§ **ROWS**
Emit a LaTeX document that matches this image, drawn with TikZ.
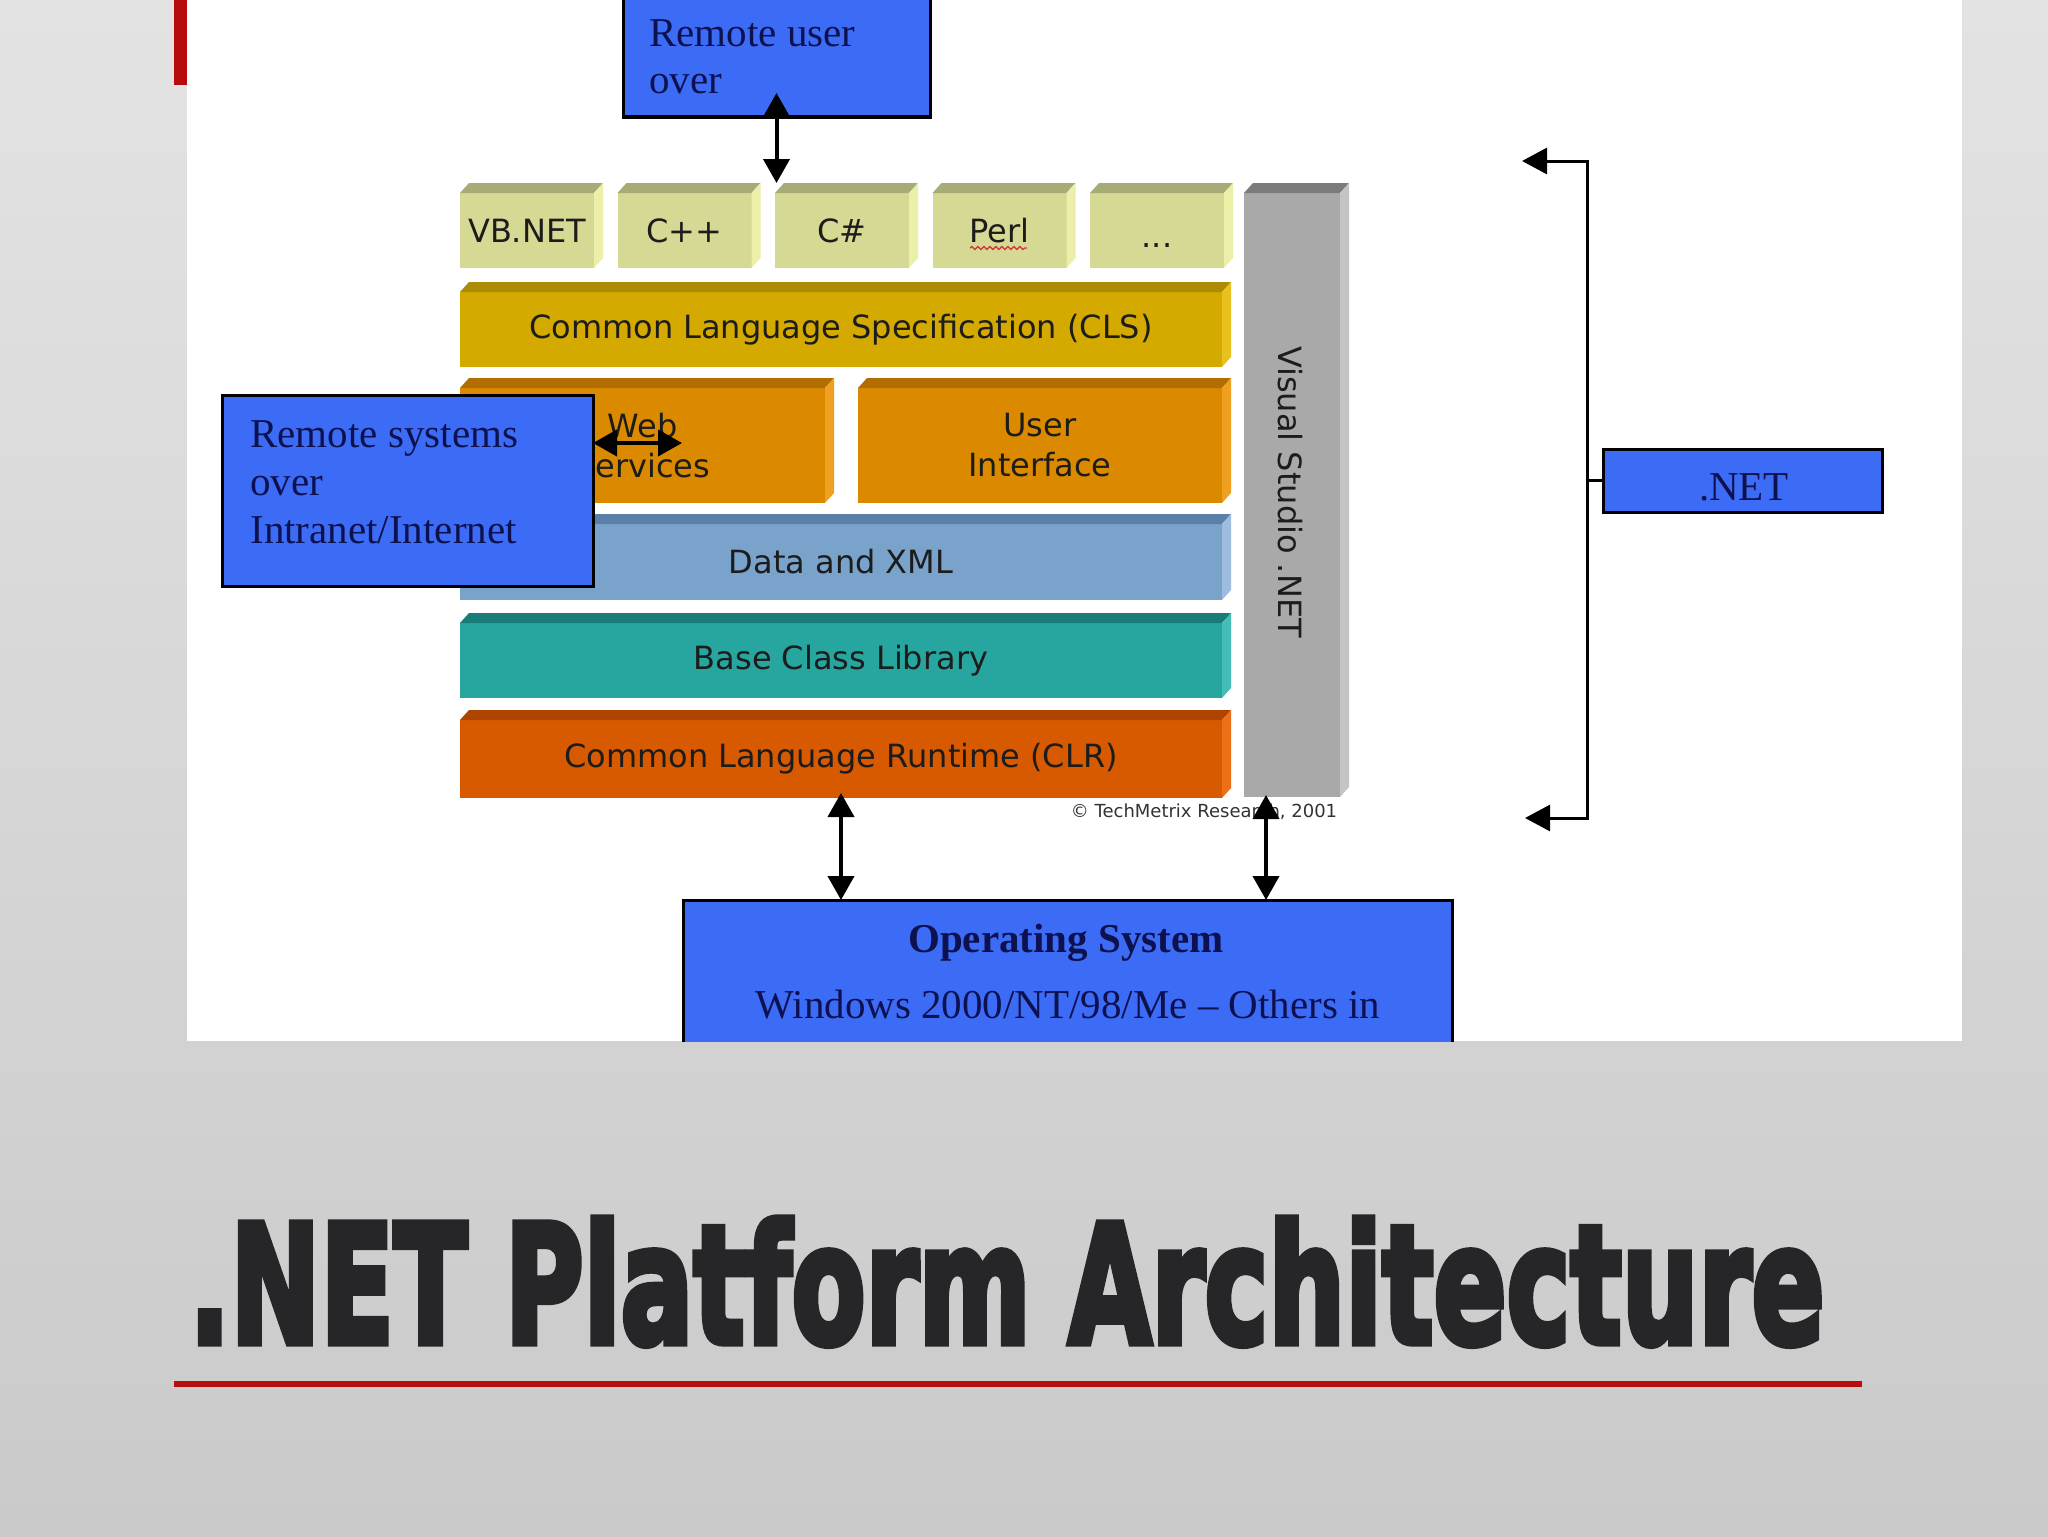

--

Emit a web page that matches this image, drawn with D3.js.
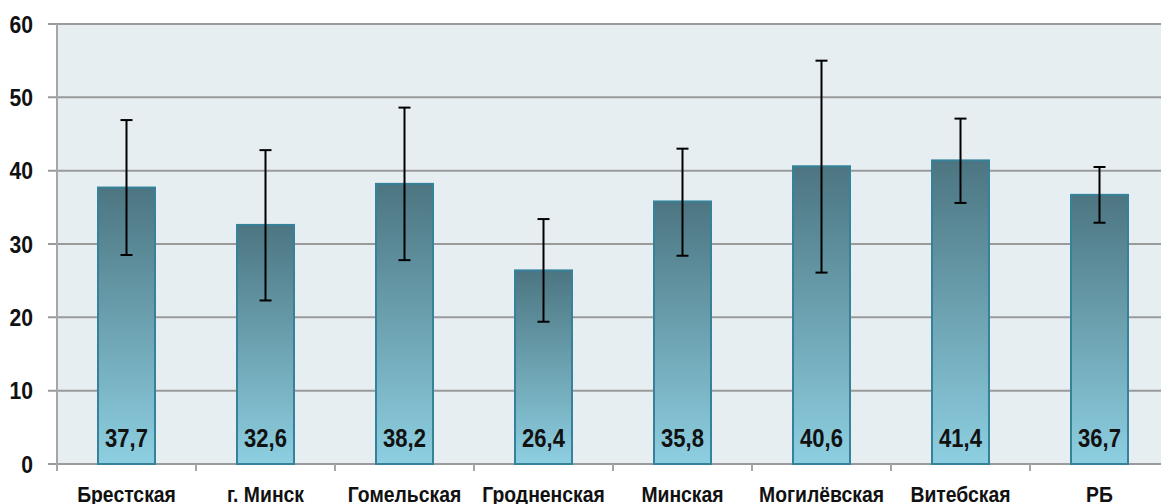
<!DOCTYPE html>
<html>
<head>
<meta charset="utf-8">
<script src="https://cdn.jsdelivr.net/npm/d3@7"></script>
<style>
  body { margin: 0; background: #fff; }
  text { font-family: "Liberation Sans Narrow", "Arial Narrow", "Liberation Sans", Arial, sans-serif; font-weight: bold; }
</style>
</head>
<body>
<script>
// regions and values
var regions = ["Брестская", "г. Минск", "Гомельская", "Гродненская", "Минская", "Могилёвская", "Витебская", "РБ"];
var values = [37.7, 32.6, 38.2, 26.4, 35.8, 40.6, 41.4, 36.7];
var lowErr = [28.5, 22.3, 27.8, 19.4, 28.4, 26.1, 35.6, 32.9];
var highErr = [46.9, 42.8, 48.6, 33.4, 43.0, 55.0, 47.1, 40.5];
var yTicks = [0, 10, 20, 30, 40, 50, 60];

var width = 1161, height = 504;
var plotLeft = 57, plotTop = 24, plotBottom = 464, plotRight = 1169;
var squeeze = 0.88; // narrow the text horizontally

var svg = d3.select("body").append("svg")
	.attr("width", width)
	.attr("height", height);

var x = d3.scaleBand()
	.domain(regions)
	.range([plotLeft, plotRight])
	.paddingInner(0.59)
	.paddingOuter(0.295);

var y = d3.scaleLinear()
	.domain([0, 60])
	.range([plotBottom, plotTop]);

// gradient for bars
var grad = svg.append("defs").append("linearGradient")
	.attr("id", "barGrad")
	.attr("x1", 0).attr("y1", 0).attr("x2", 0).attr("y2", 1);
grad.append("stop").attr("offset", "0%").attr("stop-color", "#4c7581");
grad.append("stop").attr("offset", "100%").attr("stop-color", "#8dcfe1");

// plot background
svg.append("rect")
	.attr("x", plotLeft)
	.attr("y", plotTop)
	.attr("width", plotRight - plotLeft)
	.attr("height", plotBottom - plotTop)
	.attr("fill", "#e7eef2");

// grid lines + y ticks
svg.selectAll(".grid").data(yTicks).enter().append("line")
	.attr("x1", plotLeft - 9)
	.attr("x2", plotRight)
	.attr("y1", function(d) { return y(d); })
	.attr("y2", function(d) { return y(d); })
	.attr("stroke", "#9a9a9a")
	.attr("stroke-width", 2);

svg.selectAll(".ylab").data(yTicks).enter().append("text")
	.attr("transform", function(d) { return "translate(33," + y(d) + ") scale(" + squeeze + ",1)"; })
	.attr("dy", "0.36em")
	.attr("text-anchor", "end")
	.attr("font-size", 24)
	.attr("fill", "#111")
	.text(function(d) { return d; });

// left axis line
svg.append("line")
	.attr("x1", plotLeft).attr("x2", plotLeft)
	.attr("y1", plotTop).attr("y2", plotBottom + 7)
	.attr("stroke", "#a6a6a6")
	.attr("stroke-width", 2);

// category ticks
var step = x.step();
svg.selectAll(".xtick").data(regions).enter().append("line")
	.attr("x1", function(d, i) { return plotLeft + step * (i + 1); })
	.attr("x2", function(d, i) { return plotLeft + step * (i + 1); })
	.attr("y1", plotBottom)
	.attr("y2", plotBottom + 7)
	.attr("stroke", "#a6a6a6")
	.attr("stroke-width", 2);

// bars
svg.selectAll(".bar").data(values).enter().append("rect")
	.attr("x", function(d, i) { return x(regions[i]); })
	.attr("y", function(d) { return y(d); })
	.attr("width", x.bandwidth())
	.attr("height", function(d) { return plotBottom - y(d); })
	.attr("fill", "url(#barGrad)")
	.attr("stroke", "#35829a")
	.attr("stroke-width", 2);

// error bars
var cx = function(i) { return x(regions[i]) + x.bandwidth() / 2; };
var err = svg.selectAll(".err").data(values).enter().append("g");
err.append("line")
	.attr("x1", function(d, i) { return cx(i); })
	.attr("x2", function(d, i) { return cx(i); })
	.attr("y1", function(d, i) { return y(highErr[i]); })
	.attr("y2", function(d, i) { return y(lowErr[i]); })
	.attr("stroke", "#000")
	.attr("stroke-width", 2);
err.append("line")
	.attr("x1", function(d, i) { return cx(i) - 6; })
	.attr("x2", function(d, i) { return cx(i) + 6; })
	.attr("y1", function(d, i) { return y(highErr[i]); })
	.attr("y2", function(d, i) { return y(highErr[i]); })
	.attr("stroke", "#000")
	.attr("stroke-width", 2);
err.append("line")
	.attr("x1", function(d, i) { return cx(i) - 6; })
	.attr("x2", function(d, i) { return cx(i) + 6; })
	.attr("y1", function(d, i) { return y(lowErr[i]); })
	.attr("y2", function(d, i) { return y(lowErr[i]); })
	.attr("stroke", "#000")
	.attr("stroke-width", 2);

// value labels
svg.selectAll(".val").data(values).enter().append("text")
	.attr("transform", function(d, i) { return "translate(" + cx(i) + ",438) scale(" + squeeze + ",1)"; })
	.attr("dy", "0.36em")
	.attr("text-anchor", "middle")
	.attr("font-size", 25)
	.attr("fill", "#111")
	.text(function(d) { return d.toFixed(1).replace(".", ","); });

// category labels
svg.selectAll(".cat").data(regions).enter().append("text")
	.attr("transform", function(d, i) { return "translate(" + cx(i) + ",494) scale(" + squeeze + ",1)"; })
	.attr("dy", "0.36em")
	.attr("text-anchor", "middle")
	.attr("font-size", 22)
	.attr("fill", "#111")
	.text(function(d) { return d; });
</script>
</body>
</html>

...

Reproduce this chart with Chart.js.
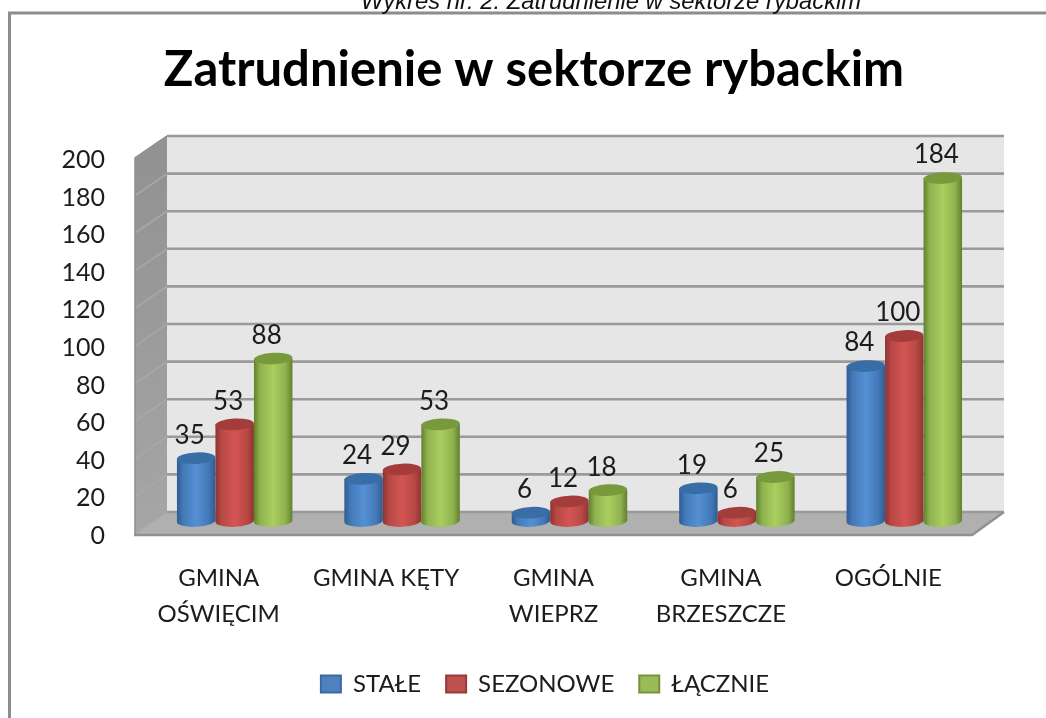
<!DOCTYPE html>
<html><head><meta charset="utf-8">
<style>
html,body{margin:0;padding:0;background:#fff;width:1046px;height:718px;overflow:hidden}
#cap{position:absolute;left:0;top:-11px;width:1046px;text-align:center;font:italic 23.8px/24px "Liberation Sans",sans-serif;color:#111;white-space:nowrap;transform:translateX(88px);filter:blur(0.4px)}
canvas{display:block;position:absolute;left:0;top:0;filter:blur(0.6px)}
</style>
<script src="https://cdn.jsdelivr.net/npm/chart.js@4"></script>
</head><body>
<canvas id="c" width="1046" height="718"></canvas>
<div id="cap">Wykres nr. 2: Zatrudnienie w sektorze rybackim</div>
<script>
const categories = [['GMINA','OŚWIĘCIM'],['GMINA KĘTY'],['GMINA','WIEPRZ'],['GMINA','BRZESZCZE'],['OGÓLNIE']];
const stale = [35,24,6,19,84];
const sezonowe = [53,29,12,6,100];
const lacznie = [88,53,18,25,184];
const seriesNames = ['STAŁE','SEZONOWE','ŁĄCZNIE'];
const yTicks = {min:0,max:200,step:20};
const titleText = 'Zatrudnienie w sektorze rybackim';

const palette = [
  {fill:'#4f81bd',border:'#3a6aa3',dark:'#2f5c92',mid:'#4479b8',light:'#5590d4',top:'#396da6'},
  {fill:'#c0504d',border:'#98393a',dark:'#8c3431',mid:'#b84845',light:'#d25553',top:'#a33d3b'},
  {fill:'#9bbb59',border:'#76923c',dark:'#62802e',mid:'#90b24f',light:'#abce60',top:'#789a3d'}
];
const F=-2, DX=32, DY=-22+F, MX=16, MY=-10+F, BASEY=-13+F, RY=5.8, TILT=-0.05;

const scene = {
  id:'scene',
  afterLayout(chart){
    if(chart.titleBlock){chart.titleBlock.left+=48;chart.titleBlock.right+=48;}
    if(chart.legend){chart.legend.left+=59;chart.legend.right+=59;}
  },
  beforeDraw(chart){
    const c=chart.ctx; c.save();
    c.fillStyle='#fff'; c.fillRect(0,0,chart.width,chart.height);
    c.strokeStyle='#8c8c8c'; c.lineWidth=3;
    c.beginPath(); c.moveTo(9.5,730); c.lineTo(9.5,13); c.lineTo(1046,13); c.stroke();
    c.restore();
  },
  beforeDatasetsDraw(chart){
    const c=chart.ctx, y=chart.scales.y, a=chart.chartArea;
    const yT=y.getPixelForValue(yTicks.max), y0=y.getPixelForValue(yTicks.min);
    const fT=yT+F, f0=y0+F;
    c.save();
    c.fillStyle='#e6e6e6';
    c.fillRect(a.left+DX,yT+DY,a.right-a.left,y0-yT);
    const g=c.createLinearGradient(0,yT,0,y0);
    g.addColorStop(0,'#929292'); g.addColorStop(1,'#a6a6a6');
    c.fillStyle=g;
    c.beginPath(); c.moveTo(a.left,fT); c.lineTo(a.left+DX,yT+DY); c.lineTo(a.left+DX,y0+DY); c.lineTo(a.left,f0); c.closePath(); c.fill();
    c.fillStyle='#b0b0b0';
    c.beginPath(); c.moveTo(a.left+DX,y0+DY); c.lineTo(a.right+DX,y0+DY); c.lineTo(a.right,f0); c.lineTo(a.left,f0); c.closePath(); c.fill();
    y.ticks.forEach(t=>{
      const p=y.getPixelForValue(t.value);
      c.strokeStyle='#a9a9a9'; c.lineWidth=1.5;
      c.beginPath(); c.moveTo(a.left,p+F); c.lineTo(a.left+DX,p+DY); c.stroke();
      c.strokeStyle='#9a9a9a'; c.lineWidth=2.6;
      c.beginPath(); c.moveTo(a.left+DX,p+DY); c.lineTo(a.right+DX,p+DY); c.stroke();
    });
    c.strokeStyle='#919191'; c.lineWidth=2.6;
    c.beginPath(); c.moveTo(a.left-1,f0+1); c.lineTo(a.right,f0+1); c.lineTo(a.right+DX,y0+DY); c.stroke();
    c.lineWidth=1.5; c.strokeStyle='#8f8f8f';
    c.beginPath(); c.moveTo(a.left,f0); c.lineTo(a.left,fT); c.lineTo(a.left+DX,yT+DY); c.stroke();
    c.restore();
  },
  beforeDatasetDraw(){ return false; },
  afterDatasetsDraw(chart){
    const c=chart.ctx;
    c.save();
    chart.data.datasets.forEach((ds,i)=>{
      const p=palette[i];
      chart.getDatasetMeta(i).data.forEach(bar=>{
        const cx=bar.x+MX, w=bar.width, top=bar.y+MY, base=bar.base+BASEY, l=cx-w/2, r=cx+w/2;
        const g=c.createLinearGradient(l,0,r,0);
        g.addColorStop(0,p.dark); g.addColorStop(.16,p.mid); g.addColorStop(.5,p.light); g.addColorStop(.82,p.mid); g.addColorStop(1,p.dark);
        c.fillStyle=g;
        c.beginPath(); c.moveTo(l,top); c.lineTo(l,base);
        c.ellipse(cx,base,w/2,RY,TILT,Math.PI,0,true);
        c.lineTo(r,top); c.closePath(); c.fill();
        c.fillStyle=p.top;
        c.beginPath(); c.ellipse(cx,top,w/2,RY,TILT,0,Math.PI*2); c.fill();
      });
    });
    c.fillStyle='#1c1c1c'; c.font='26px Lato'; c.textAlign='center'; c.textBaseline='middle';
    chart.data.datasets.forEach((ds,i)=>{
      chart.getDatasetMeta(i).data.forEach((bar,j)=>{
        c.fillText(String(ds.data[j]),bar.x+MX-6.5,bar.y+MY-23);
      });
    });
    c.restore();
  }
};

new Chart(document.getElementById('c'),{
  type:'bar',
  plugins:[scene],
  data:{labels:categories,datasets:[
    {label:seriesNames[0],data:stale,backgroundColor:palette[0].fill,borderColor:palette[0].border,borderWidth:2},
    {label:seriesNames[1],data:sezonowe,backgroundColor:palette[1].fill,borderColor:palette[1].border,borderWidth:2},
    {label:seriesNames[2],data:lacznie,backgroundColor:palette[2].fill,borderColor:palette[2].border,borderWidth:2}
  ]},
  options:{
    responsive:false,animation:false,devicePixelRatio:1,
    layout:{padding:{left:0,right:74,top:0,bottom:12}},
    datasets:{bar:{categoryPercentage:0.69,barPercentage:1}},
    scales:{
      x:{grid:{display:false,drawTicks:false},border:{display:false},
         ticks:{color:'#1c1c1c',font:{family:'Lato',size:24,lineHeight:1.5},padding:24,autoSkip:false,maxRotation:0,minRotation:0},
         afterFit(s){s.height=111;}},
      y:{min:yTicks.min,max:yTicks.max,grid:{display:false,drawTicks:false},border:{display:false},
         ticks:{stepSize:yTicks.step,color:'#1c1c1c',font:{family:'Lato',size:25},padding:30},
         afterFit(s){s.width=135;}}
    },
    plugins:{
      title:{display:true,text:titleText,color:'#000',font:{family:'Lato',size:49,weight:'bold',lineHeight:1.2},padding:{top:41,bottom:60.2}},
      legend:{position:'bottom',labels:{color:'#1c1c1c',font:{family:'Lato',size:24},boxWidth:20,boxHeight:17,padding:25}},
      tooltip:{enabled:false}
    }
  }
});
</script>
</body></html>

§ **GOAL**
Only a number is wanted: how many lines of the material include the word "document".

§ **ANSWER**
2